## Given request
Find the string "this" and gather every line that holds it.

Data records:
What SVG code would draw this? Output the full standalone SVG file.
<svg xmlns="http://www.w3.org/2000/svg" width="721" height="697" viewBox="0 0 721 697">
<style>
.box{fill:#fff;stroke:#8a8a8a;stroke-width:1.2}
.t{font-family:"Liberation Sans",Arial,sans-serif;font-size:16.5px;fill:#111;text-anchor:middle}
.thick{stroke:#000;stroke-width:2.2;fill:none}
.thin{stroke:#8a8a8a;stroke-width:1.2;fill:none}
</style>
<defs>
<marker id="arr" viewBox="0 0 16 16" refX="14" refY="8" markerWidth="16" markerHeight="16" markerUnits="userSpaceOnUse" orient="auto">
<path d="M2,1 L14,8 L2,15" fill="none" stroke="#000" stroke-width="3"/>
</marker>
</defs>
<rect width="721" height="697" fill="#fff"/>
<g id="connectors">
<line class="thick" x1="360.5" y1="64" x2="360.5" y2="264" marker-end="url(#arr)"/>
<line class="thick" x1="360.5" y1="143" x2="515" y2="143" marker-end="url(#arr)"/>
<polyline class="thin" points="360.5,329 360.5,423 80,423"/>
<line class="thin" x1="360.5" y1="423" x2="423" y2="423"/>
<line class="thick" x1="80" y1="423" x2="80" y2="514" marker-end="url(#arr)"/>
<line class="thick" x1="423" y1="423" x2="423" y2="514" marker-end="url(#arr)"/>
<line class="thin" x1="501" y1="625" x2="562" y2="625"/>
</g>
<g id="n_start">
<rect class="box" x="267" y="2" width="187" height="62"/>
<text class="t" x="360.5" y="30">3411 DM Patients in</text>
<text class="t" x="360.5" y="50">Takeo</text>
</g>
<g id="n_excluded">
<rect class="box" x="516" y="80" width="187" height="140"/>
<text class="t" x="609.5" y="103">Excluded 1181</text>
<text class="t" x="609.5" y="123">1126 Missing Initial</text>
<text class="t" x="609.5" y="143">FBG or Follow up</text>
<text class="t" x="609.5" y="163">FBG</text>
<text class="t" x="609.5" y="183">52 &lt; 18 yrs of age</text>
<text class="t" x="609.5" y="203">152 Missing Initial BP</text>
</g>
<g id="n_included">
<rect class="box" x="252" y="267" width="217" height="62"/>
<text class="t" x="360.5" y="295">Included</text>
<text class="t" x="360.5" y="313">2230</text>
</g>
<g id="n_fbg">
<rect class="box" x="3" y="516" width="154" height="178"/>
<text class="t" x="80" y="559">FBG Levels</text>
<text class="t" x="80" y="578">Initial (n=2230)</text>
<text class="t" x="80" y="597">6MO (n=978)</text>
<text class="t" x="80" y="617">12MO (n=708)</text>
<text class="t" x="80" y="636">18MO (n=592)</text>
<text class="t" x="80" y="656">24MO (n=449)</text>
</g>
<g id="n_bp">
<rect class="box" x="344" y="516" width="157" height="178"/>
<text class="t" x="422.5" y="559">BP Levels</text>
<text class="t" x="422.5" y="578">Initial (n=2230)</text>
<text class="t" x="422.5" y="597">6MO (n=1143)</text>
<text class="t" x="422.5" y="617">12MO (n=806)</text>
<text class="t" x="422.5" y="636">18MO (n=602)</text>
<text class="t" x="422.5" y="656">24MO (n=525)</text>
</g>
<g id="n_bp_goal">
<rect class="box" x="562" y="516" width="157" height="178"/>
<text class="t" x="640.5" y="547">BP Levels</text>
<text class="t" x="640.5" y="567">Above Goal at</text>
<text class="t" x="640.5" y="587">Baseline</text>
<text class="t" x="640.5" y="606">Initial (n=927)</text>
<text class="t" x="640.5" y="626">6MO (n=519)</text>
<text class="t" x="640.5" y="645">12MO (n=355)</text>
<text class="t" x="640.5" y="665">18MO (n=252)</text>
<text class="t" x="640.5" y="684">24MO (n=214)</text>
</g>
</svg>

==

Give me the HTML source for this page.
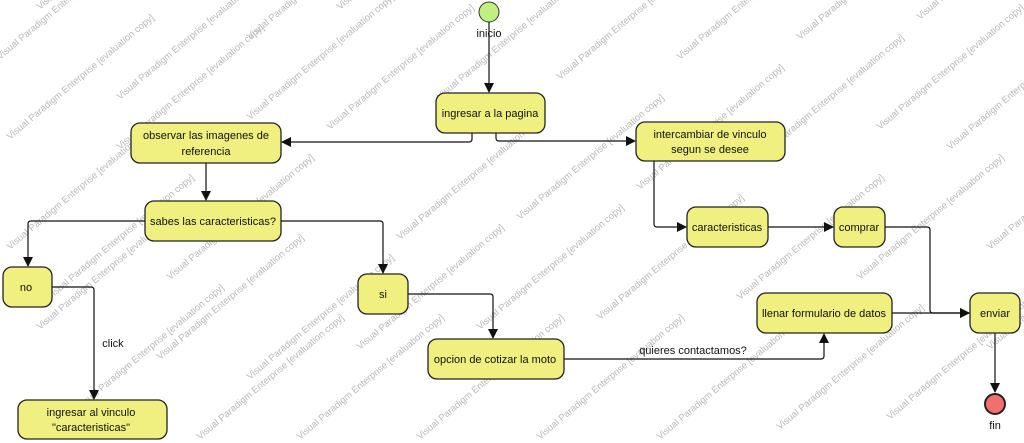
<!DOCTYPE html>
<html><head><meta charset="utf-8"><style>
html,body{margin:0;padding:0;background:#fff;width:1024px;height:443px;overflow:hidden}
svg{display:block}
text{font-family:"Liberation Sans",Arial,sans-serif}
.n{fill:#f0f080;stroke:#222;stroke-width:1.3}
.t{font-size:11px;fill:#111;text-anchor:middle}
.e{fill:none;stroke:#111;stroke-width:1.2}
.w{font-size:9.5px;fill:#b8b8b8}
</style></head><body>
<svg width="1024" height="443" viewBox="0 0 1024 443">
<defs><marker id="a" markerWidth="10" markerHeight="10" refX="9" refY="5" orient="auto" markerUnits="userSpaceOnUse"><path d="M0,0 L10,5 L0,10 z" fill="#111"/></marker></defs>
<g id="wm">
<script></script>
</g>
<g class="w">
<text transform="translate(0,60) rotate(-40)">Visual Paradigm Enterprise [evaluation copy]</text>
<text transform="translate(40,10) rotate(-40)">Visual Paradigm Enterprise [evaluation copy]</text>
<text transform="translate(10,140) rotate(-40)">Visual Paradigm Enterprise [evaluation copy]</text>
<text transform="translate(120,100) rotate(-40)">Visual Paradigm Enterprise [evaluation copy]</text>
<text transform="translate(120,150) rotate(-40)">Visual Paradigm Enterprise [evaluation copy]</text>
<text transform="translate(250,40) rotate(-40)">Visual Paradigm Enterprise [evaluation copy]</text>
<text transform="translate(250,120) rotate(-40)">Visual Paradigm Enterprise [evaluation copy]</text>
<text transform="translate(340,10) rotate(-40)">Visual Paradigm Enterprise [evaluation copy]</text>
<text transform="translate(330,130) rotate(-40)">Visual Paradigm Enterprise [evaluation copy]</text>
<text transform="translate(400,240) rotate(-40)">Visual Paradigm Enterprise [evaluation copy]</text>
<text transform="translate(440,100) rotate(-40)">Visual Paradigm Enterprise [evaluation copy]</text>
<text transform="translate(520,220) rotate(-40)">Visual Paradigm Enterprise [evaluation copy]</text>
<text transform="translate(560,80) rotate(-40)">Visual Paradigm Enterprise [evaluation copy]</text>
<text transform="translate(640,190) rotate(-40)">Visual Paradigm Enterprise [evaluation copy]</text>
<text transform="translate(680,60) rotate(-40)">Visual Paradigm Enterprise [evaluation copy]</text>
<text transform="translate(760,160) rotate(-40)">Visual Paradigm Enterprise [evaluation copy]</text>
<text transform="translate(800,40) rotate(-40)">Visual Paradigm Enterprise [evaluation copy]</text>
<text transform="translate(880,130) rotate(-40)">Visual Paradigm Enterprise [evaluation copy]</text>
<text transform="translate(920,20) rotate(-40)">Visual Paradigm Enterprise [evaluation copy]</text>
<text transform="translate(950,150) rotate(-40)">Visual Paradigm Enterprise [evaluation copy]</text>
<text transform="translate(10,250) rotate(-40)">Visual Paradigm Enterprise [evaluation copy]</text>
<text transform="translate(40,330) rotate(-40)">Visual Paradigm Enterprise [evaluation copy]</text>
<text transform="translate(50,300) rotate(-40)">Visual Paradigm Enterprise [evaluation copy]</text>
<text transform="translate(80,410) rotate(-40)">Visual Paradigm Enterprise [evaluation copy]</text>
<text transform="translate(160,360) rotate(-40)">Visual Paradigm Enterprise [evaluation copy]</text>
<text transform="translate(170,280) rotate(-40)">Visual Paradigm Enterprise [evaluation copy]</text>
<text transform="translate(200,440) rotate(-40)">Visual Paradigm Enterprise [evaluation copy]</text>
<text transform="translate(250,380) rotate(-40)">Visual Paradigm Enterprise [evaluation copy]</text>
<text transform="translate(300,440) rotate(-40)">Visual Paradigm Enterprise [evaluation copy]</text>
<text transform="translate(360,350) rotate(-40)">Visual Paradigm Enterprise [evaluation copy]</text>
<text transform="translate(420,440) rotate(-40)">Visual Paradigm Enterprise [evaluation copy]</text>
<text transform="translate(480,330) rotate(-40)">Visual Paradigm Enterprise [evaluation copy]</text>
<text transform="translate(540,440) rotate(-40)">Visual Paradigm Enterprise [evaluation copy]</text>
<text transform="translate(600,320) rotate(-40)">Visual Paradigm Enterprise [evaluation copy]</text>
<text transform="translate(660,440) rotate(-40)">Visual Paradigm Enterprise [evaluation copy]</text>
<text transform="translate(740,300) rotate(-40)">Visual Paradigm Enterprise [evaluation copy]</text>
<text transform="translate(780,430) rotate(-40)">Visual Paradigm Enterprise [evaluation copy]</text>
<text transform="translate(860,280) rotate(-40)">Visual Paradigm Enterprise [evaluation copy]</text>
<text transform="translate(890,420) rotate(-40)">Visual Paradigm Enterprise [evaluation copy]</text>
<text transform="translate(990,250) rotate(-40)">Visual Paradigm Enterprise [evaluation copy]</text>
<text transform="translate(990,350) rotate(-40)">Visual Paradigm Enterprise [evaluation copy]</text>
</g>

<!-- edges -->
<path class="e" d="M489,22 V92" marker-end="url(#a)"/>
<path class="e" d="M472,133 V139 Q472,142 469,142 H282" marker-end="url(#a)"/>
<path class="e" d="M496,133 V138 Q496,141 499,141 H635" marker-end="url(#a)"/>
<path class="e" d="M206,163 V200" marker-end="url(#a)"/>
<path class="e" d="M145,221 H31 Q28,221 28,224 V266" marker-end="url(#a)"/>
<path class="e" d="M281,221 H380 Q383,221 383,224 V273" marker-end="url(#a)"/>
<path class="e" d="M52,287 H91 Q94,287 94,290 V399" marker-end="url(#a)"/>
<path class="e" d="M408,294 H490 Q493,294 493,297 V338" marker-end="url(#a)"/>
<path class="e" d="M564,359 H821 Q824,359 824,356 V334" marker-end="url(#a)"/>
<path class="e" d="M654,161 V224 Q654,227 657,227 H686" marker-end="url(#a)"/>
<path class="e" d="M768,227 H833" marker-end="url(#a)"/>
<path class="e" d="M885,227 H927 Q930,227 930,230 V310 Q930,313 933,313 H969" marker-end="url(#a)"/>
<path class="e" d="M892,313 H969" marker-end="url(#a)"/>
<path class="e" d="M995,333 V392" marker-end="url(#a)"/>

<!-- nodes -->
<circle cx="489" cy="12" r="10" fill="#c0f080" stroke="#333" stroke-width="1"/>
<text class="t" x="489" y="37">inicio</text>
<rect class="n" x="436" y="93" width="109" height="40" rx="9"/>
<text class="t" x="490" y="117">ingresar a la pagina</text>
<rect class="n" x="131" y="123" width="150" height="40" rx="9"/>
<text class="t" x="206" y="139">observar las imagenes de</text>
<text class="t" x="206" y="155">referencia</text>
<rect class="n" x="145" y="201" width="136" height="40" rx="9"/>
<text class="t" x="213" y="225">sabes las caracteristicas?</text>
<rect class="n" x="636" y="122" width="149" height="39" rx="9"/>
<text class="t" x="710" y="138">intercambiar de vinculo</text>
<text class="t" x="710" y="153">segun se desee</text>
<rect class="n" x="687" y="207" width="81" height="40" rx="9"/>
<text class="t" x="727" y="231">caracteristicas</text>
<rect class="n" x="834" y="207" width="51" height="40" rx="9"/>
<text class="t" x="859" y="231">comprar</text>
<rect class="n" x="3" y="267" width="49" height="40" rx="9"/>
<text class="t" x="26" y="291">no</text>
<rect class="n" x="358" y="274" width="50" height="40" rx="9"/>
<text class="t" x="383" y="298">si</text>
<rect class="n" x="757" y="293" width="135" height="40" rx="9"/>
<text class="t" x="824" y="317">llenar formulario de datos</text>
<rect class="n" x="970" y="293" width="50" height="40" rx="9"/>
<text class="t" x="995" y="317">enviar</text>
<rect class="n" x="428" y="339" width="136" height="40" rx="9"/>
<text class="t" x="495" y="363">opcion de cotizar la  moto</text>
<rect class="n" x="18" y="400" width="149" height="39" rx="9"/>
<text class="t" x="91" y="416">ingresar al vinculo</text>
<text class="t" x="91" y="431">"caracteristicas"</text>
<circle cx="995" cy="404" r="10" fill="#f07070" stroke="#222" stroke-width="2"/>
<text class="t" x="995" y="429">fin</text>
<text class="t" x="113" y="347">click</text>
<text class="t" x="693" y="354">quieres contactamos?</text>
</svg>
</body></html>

## Result
What SVG code would draw this? Output the full standalone SVG file.
Give me the HTML source for this page.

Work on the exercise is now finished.